The Pat Navolanic Memorial Award has become the most prestigious honor that can be bestowed on a Glendale High School senior. The purpose of the award is to encourage a higher level of achievement in leadership, academics, community service and athletics, as well as to commemorate the life of a truly great individual.
Identical twins Peter and Pat Navolanic set the standard for leadership and on- and off-campus involvement. They led the student government while at Wilson Middle School. At Glendale High, Pat was elected sophomore class president and their senior year the brothers took turns as ASB president - Peter during the fall semester and Pat during the spring semester.
They were brilliant students and gifted athletes.
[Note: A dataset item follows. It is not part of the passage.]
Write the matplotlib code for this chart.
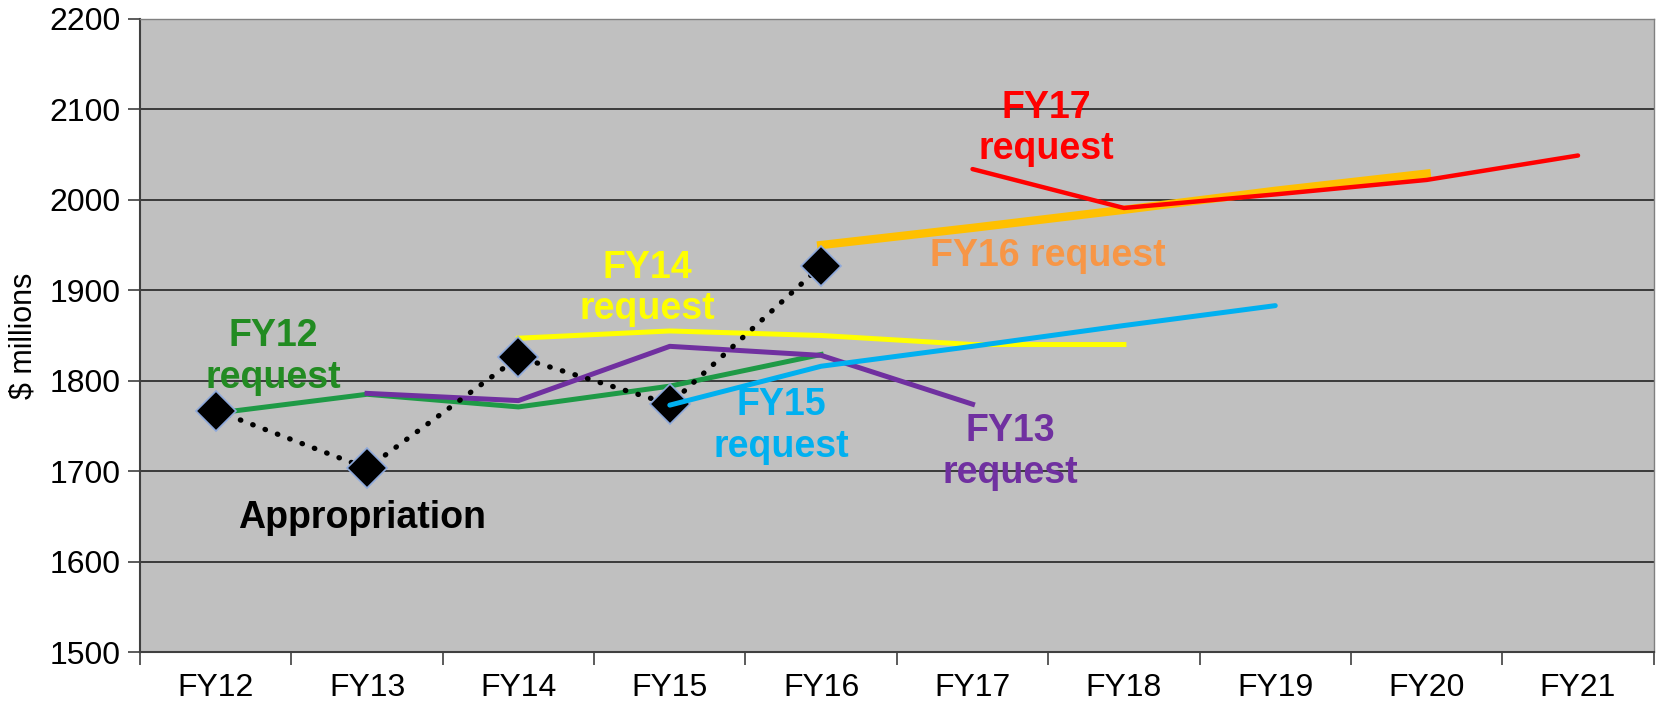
import numpy as np
import matplotlib.pyplot as plt

plt.switch_backend("agg")
plt.rcParams['font.family'] = ['Liberation Sans', 'DejaVu Sans']

years = ["FY12", "FY13", "FY14", "FY15", "FY16", "FY17", "FY18", "FY19", "FY20", "FY21"]
nan = np.nan

appropriation = [1767, 1703, 1826, 1774, 1927, nan, nan, nan, nan, nan]
fy12_req = [1764, 1785, 1771, 1794, 1829, nan, nan, nan, nan, nan]
fy13_req = [nan, 1786, 1778, 1838, 1828, 1774, nan, nan, nan, nan]
fy14_req = [nan, nan, 1847, 1855, 1850, 1840, 1840, nan, nan, nan]
fy15_req = [nan, nan, nan, 1773, 1816, 1838, 1861, 1883, nan, nan]
fy16_req = [nan, nan, nan, nan, 1950, 1969, 1989, 2010, 2029, nan]
fy17_req = [nan, nan, nan, nan, nan, 2034, 1991, 2006, 2022, 2049]

x = np.arange(len(years))

fig = plt.figure(figsize=(16.57, 7.02), dpi=100)
ax = fig.add_axes([0.0845, 0.0712, 0.9135, 0.9018])
ax.set_facecolor("#C0C0C0")

# request lines
ax.plot(x, fy12_req, color="#1E9A46", lw=3.6, zorder=3)
ax.plot(x, fy13_req, color="#7030A0", lw=3.6, zorder=3)
ax.plot(x, fy14_req, color="#FFFF00", lw=3.6, zorder=3)
ax.plot(x, fy15_req, color="#00B0F0", lw=3.6, zorder=4, solid_capstyle="round")
ax.plot(x, fy16_req, color="#FFC000", lw=6, zorder=3)
ax.plot(x, fy17_req, color="#FF0000", lw=3.2, zorder=3, solid_capstyle="round")

# appropriation
ax.plot(x, appropriation, color="black", lw=3.8, linestyle=(0, (0.1, 2.4)),
        dash_capstyle="round", zorder=3.5)
ax.plot(x, appropriation, linestyle="none", marker="D", ms=20,
        mfc="black", mec="#8EA9DB", mew=1.2, zorder=3.6)

# labels
lab = dict(fontsize=27, fontweight="bold", ha="center", va="center",
           linespacing=1.2, zorder=5)
ax.text(0.38, 1826, "FY12\nrequest", color="#228B22", **lab)
ax.text(0.97, 1648, "Appropriation", color="black", **lab)
ax.text(2.85, 1902, "FY14\nrequest", color="#FFFF00", **lab)
ax.text(3.74, 1750, "FY15\nrequest", color="#00B0F0", **lab)
ax.text(5.25, 1721, "FY13\nrequest", color="#7030A0", **lab)
ax.text(5.5, 1938, "FY16 request", color="#F79646", **lab)
ax.text(5.49, 2079, "FY17\nrequest", color="#FF0000", **lab)

ax.set_xlim(-0.5, 9.5)
ax.set_ylim(1500, 2200)
ax.set_yticks(np.arange(1500, 2201, 100))
ax.yaxis.grid(True, color="#3A3A3A", lw=1.4)
ax.set_axisbelow(True)

ax.set_xticks(np.arange(-0.5, 10, 1.0))
ax.set_xticklabels([])
ax.set_xticks(x, minor=True)
ax.set_xticklabels(years, minor=True)
ax.tick_params(axis="x", which="minor", length=0, pad=15, labelsize=23)
ax.tick_params(axis="x", which="major", length=9, width=1.2, color="#404040")
ax.tick_params(axis="y", length=9, width=1.2, color="#404040", labelsize=23, pad=5)

for s in ["left", "bottom"]:
    ax.spines[s].set_color("#404040")
    ax.spines[s].set_linewidth(1.5)
for s in ["right", "top"]:
    ax.spines[s].set_color("#808080")
    ax.spines[s].set_linewidth(1.0)

ax.set_ylabel("$ millions", fontsize=22, labelpad=8)

plt.savefig("out.png", dpi=100)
They received athletic letters in track, basketball and football and played on one of Glendale High’s greatest football teams ever. Both achieved the high honor of Eagle Scout and were inducted into the Order of the Arrow, the honor society of the Boy Scouts.
In late December 1965, Pat’s untimely death at the age of 20 was front page news in the Glendale News-Press. The city and school mourned his passing. On campus, members of GHS’s National Honor Society decided to launch a project which would keep the memory of this exceptional person alive. A scholarship was established that would stimulate other students to emulate the qualities of character which made Pat such an outstanding student and leader.
The life of Pat Navolanic was a truly amazing one.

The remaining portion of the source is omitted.